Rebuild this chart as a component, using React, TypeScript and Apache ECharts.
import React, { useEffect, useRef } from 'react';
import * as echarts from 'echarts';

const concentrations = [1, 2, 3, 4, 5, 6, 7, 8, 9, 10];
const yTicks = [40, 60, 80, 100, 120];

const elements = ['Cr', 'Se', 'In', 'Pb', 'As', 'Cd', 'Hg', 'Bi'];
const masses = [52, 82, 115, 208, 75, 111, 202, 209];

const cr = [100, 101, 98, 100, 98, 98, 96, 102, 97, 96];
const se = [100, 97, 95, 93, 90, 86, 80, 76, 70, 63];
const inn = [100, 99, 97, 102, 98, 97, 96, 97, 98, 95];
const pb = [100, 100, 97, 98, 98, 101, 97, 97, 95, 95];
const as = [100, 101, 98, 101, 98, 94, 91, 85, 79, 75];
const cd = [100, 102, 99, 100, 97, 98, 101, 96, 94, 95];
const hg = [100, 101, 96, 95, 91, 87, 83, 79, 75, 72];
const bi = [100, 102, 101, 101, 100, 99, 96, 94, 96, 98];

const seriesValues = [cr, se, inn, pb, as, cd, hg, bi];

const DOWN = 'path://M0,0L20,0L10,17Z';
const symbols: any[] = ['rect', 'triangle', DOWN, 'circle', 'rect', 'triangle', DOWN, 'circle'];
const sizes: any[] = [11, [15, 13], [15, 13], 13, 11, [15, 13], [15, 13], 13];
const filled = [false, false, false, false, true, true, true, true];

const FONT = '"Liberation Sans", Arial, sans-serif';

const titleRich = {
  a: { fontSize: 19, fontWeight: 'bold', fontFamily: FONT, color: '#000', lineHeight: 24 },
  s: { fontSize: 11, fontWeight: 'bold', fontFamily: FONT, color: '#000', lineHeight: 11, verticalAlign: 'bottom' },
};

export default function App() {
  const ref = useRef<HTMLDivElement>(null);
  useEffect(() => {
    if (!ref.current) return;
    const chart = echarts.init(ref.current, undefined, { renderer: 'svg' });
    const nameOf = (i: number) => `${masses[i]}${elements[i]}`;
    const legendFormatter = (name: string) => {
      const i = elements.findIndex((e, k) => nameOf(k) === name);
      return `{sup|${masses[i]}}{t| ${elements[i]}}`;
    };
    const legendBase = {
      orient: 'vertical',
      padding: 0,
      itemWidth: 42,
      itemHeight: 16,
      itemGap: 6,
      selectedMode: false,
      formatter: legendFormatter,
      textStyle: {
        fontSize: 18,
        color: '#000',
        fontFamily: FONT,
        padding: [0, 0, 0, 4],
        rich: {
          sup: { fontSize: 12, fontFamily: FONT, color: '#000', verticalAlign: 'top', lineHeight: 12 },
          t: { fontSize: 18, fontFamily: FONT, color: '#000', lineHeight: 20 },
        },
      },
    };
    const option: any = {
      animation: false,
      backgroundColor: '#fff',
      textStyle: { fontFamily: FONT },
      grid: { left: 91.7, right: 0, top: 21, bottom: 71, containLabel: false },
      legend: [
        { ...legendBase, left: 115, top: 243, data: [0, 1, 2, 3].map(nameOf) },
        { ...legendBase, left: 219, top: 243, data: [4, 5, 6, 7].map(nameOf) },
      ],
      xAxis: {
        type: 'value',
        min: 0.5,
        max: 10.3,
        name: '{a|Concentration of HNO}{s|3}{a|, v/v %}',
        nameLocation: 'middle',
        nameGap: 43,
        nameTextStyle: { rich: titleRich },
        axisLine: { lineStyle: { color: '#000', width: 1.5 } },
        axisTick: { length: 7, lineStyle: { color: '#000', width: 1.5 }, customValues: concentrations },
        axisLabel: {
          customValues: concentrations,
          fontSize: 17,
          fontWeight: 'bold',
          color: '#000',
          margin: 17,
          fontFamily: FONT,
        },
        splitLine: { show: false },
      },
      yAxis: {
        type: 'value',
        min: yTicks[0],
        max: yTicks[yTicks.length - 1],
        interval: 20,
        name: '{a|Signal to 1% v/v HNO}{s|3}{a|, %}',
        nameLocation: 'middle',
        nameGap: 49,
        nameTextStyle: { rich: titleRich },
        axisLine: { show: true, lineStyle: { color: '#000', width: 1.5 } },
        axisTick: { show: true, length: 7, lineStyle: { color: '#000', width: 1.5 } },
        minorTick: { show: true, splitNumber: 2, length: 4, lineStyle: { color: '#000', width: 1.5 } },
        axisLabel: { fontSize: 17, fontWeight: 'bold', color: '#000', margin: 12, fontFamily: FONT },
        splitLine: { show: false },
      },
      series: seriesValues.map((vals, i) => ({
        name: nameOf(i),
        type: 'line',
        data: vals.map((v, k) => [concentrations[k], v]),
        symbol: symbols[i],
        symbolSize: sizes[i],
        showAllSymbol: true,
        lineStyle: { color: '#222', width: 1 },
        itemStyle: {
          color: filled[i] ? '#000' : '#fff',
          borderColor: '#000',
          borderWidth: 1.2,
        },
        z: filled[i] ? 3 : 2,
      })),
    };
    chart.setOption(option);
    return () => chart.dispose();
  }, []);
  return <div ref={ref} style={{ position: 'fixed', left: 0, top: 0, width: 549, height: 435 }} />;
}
# # # #
*Given request*: Repeat the material above exactly.

*Written response*:
Rebuild this chart as a component, using React, TypeScript and Apache ECharts.
import React, { useEffect, useRef } from 'react';
import * as echarts from 'echarts';

const concentrations = [1, 2, 3, 4, 5, 6, 7, 8, 9, 10];
const yTicks = [40, 60, 80, 100, 120];

const elements = ['Cr', 'Se', 'In', 'Pb', 'As', 'Cd', 'Hg', 'Bi'];
const masses = [52, 82, 115, 208, 75, 111, 202, 209];

const cr = [100, 101, 98, 100, 98, 98, 96, 102, 97, 96];
const se = [100, 97, 95, 93, 90, 86, 80, 76, 70, 63];
const inn = [100, 99, 97, 102, 98, 97, 96, 97, 98, 95];
const pb = [100, 100, 97, 98, 98, 101, 97, 97, 95, 95];
const as = [100, 101, 98, 101, 98, 94, 91, 85, 79, 75];
const cd = [100, 102, 99, 100, 97, 98, 101, 96, 94, 95];
const hg = [100, 101, 96, 95, 91, 87, 83, 79, 75, 72];
const bi = [100, 102, 101, 101, 100, 99, 96, 94, 96, 98];

const seriesValues = [cr, se, inn, pb, as, cd, hg, bi];

const DOWN = 'path://M0,0L20,0L10,17Z';
const symbols: any[] = ['rect', 'triangle', DOWN, 'circle', 'rect', 'triangle', DOWN, 'circle'];
const sizes: any[] = [11, [15, 13], [15, 13], 13, 11, [15, 13], [15, 13], 13];
const filled = [false, false, false, false, true, true, true, true];

const FONT = '"Liberation Sans", Arial, sans-serif';

const titleRich = {
  a: { fontSize: 19, fontWeight: 'bold', fontFamily: FONT, color: '#000', lineHeight: 24 },
  s: { fontSize: 11, fontWeight: 'bold', fontFamily: FONT, color: '#000', lineHeight: 11, verticalAlign: 'bottom' },
};

export default function App() {
  const ref = useRef<HTMLDivElement>(null);
  useEffect(() => {
    if (!ref.current) return;
    const chart = echarts.init(ref.current, undefined, { renderer: 'svg' });
    const nameOf = (i: number) => `${masses[i]}${elements[i]}`;
    const legendFormatter = (name: string) => {
      const i = elements.findIndex((e, k) => nameOf(k) === name);
      return `{sup|${masses[i]}}{t| ${elements[i]}}`;
    };
    const legendBase = {
      orient: 'vertical',
      padding: 0,
      itemWidth: 42,
      itemHeight: 16,
      itemGap: 6,
      selectedMode: false,
      formatter: legendFormatter,
      textStyle: {
        fontSize: 18,
        color: '#000',
        fontFamily: FONT,
        padding: [0, 0, 0, 4],
        rich: {
          sup: { fontSize: 12, fontFamily: FONT, color: '#000', verticalAlign: 'top', lineHeight: 12 },
          t: { fontSize: 18, fontFamily: FONT, color: '#000', lineHeight: 20 },
        },
      },
    };
    const option: any = {
      animation: false,
      backgroundColor: '#fff',
      textStyle: { fontFamily: FONT },
      grid: { left: 91.7, right: 0, top: 21, bottom: 71, containLabel: false },
      legend: [
        { ...legendBase, left: 115, top: 243, data: [0, 1, 2, 3].map(nameOf) },
        { ...legendBase, left: 219, top: 243, data: [4, 5, 6, 7].map(nameOf) },
      ],
      xAxis: {
        type: 'value',
        min: 0.5,
        max: 10.3,
        name: '{a|Concentration of HNO}{s|3}{a|, v/v %}',
        nameLocation: 'middle',
        nameGap: 43,
        nameTextStyle: { rich: titleRich },
        axisLine: { lineStyle: { color: '#000', width: 1.5 } },
        axisTick: { length: 7, lineStyle: { color: '#000', width: 1.5 }, customValues: concentrations },
        axisLabel: {
          customValues: concentrations,
          fontSize: 17,
          fontWeight: 'bold',
          color: '#000',
          margin: 17,
          fontFamily: FONT,
        },
        splitLine: { show: false },
      },
      yAxis: {
        type: 'value',
        min: yTicks[0],
        max: yTicks[yTicks.length - 1],
        interval: 20,
        name: '{a|Signal to 1% v/v HNO}{s|3}{a|, %}',
        nameLocation: 'middle',
        nameGap: 49,
        nameTextStyle: { rich: titleRich },
        axisLine: { show: true, lineStyle: { color: '#000', width: 1.5 } },
        axisTick: { show: true, length: 7, lineStyle: { color: '#000', width: 1.5 } },
        minorTick: { show: true, splitNumber: 2, length: 4, lineStyle: { color: '#000', width: 1.5 } },
        axisLabel: { fontSize: 17, fontWeight: 'bold', color: '#000', margin: 12, fontFamily: FONT },
        splitLine: { show: false },
      },
      series: seriesValues.map((vals, i) => ({
        name: nameOf(i),
        type: 'line',
        data: vals.map((v, k) => [concentrations[k], v]),
        symbol: symbols[i],
        symbolSize: sizes[i],
        showAllSymbol: true,
        lineStyle: { color: '#222', width: 1 },
        itemStyle: {
          color: filled[i] ? '#000' : '#fff',
          borderColor: '#000',
          borderWidth: 1.2,
        },
        z: filled[i] ? 3 : 2,
      })),
    };
    chart.setOption(option);
    return () => chart.dispose();
  }, []);
  return <div ref={ref} style={{ position: 'fixed', left: 0, top: 0, width: 549, height: 435 }} />;
}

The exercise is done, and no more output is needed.